## begin Raw data
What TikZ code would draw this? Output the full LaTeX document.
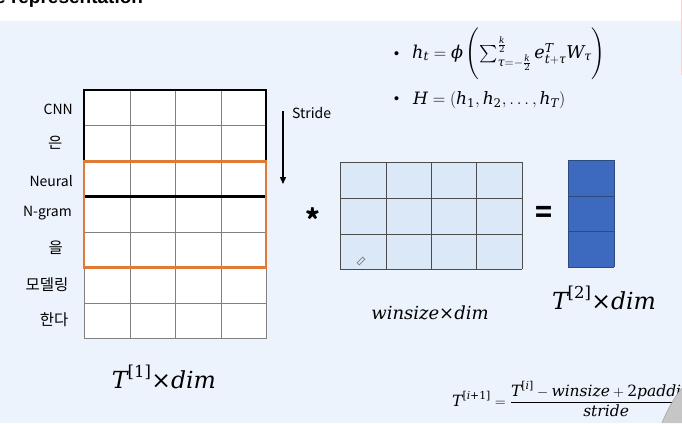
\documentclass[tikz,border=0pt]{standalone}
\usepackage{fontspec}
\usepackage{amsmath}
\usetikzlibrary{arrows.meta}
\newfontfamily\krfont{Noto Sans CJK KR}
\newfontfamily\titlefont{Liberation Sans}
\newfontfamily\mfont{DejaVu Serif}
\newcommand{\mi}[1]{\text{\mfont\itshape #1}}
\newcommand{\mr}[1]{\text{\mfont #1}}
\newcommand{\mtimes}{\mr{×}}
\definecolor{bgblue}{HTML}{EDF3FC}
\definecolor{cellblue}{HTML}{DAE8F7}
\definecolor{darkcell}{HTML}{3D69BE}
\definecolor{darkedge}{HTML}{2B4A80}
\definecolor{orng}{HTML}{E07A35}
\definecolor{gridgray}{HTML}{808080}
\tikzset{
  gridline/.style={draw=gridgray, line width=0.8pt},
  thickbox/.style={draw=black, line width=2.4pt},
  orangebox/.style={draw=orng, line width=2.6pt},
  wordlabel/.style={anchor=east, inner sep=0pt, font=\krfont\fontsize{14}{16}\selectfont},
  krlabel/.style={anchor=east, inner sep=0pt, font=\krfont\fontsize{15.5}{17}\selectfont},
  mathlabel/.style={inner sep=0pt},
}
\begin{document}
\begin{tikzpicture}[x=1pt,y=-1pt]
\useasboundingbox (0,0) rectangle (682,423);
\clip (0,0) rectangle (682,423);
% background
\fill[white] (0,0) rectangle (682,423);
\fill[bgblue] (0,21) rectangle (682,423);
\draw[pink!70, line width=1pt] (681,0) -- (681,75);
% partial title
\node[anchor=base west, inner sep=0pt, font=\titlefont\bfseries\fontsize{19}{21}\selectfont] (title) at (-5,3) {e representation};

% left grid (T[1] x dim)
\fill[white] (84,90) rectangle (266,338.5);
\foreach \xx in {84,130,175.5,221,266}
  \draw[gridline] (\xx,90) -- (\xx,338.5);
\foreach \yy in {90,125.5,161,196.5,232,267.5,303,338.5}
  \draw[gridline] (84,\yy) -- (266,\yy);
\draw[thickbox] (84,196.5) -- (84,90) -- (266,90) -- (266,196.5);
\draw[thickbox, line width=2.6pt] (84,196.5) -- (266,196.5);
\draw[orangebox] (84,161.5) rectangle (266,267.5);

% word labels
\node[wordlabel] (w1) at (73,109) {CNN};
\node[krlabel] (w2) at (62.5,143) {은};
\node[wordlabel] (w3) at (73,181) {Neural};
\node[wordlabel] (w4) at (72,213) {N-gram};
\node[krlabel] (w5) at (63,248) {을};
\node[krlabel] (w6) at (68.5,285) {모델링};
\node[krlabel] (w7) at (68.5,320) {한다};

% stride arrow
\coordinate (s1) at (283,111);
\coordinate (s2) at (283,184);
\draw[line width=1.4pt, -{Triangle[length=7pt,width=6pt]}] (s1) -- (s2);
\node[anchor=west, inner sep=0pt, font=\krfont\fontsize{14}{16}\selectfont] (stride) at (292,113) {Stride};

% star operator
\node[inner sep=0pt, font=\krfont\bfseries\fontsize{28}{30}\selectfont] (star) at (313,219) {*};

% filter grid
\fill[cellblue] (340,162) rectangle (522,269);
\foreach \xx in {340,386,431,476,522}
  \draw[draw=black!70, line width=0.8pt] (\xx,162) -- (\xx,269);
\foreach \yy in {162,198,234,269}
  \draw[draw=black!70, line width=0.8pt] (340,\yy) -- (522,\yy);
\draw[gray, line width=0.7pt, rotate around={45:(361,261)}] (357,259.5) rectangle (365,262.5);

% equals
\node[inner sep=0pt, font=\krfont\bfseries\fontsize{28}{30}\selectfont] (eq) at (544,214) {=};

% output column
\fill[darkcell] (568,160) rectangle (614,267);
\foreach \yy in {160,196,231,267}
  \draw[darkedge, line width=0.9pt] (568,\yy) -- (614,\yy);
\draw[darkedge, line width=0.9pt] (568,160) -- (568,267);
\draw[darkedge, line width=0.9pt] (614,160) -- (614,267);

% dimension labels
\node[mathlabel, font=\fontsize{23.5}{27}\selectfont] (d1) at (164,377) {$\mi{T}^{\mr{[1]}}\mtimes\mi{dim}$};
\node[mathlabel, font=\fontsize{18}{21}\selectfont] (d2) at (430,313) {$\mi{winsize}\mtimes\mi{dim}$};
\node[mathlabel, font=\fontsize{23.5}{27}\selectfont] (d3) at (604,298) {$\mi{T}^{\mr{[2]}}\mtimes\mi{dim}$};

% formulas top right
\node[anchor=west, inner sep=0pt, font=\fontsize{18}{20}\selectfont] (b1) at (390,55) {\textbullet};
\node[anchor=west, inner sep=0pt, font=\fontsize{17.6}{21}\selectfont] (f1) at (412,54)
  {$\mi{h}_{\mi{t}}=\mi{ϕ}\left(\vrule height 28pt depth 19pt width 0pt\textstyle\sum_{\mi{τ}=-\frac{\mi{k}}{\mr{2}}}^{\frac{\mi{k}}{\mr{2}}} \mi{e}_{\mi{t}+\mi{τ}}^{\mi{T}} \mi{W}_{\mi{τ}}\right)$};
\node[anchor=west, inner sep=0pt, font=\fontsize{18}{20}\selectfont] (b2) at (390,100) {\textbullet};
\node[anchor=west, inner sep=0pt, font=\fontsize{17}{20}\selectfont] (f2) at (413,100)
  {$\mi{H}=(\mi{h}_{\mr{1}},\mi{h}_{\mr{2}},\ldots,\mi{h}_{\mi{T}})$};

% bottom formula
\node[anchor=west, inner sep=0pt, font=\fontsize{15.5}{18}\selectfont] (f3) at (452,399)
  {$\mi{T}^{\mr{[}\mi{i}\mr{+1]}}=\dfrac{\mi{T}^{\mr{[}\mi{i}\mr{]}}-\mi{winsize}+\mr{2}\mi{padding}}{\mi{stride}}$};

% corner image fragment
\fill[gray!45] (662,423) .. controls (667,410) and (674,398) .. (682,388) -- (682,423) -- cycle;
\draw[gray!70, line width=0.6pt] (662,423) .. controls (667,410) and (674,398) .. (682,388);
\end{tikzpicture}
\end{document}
## end Raw data
### What to work on:
Reproduce all of the data exactly, omitting each picture it holds.

### Solution to the exercise:
What TikZ code would draw this? Output the full LaTeX document.
\documentclass[tikz,border=0pt]{standalone}
\usepackage{fontspec}
\usepackage{amsmath}
\usetikzlibrary{arrows.meta}
\newfontfamily\krfont{Noto Sans CJK KR}
\newfontfamily\titlefont{Liberation Sans}
\newfontfamily\mfont{DejaVu Serif}
\newcommand{\mi}[1]{\text{\mfont\itshape #1}}
\newcommand{\mr}[1]{\text{\mfont #1}}
\newcommand{\mtimes}{\mr{×}}
\definecolor{bgblue}{HTML}{EDF3FC}
\definecolor{cellblue}{HTML}{DAE8F7}
\definecolor{darkcell}{HTML}{3D69BE}
\definecolor{darkedge}{HTML}{2B4A80}
\definecolor{orng}{HTML}{E07A35}
\definecolor{gridgray}{HTML}{808080}
\tikzset{
  gridline/.style={draw=gridgray, line width=0.8pt},
  thickbox/.style={draw=black, line width=2.4pt},
  orangebox/.style={draw=orng, line width=2.6pt},
  wordlabel/.style={anchor=east, inner sep=0pt, font=\krfont\fontsize{14}{16}\selectfont},
  krlabel/.style={anchor=east, inner sep=0pt, font=\krfont\fontsize{15.5}{17}\selectfont},
  mathlabel/.style={inner sep=0pt},
}
\begin{document}
\begin{tikzpicture}[x=1pt,y=-1pt]
\useasboundingbox (0,0) rectangle (682,423);
\clip (0,0) rectangle (682,423);
% background
\fill[white] (0,0) rectangle (682,423);
\fill[bgblue] (0,21) rectangle (682,423);
\draw[pink!70, line width=1pt] (681,0) -- (681,75);
% partial title
\node[anchor=base west, inner sep=0pt, font=\titlefont\bfseries\fontsize{19}{21}\selectfont] (title) at (-5,3) {e representation};

% left grid (T[1] x dim)
\fill[white] (84,90) rectangle (266,338.5);
\foreach \xx in {84,130,175.5,221,266}
  \draw[gridline] (\xx,90) -- (\xx,338.5);
\foreach \yy in {90,125.5,161,196.5,232,267.5,303,338.5}
  \draw[gridline] (84,\yy) -- (266,\yy);
\draw[thickbox] (84,196.5) -- (84,90) -- (266,90) -- (266,196.5);
\draw[thickbox, line width=2.6pt] (84,196.5) -- (266,196.5);
\draw[orangebox] (84,161.5) rectangle (266,267.5);

% word labels
\node[wordlabel] (w1) at (73,109) {CNN};
\node[krlabel] (w2) at (62.5,143) {은};
\node[wordlabel] (w3) at (73,181) {Neural};
\node[wordlabel] (w4) at (72,213) {N-gram};
\node[krlabel] (w5) at (63,248) {을};
\node[krlabel] (w6) at (68.5,285) {모델링};
\node[krlabel] (w7) at (68.5,320) {한다};

% stride arrow
\coordinate (s1) at (283,111);
\coordinate (s2) at (283,184);
\draw[line width=1.4pt, -{Triangle[length=7pt,width=6pt]}] (s1) -- (s2);
\node[anchor=west, inner sep=0pt, font=\krfont\fontsize{14}{16}\selectfont] (stride) at (292,113) {Stride};

% star operator
\node[inner sep=0pt, font=\krfont\bfseries\fontsize{28}{30}\selectfont] (star) at (313,219) {*};

% filter grid
\fill[cellblue] (340,162) rectangle (522,269);
\foreach \xx in {340,386,431,476,522}
  \draw[draw=black!70, line width=0.8pt] (\xx,162) -- (\xx,269);
\foreach \yy in {162,198,234,269}
  \draw[draw=black!70, line width=0.8pt] (340,\yy) -- (522,\yy);
\draw[gray, line width=0.7pt, rotate around={45:(361,261)}] (357,259.5) rectangle (365,262.5);

% equals
\node[inner sep=0pt, font=\krfont\bfseries\fontsize{28}{30}\selectfont] (eq) at (544,214) {=};

% output column
\fill[darkcell] (568,160) rectangle (614,267);
\foreach \yy in {160,196,231,267}
  \draw[darkedge, line width=0.9pt] (568,\yy) -- (614,\yy);
\draw[darkedge, line width=0.9pt] (568,160) -- (568,267);
\draw[darkedge, line width=0.9pt] (614,160) -- (614,267);

% dimension labels
\node[mathlabel, font=\fontsize{23.5}{27}\selectfont] (d1) at (164,377) {$\mi{T}^{\mr{[1]}}\mtimes\mi{dim}$};
\node[mathlabel, font=\fontsize{18}{21}\selectfont] (d2) at (430,313) {$\mi{winsize}\mtimes\mi{dim}$};
\node[mathlabel, font=\fontsize{23.5}{27}\selectfont] (d3) at (604,298) {$\mi{T}^{\mr{[2]}}\mtimes\mi{dim}$};

% formulas top right
\node[anchor=west, inner sep=0pt, font=\fontsize{18}{20}\selectfont] (b1) at (390,55) {\textbullet};
\node[anchor=west, inner sep=0pt, font=\fontsize{17.6}{21}\selectfont] (f1) at (412,54)
  {$\mi{h}_{\mi{t}}=\mi{ϕ}\left(\vrule height 28pt depth 19pt width 0pt\textstyle\sum_{\mi{τ}=-\frac{\mi{k}}{\mr{2}}}^{\frac{\mi{k}}{\mr{2}}} \mi{e}_{\mi{t}+\mi{τ}}^{\mi{T}} \mi{W}_{\mi{τ}}\right)$};
\node[anchor=west, inner sep=0pt, font=\fontsize{18}{20}\selectfont] (b2) at (390,100) {\textbullet};
\node[anchor=west, inner sep=0pt, font=\fontsize{17}{20}\selectfont] (f2) at (413,100)
  {$\mi{H}=(\mi{h}_{\mr{1}},\mi{h}_{\mr{2}},\ldots,\mi{h}_{\mi{T}})$};

% bottom formula
\node[anchor=west, inner sep=0pt, font=\fontsize{15.5}{18}\selectfont] (f3) at (452,399)
  {$\mi{T}^{\mr{[}\mi{i}\mr{+1]}}=\dfrac{\mi{T}^{\mr{[}\mi{i}\mr{]}}-\mi{winsize}+\mr{2}\mi{padding}}{\mi{stride}}$};

% corner image fragment
\fill[gray!45] (662,423) .. controls (667,410) and (674,398) .. (682,388) -- (682,423) -- cycle;
\draw[gray!70, line width=0.6pt] (662,423) .. controls (667,410) and (674,398) .. (682,388);
\end{tikzpicture}
\end{document}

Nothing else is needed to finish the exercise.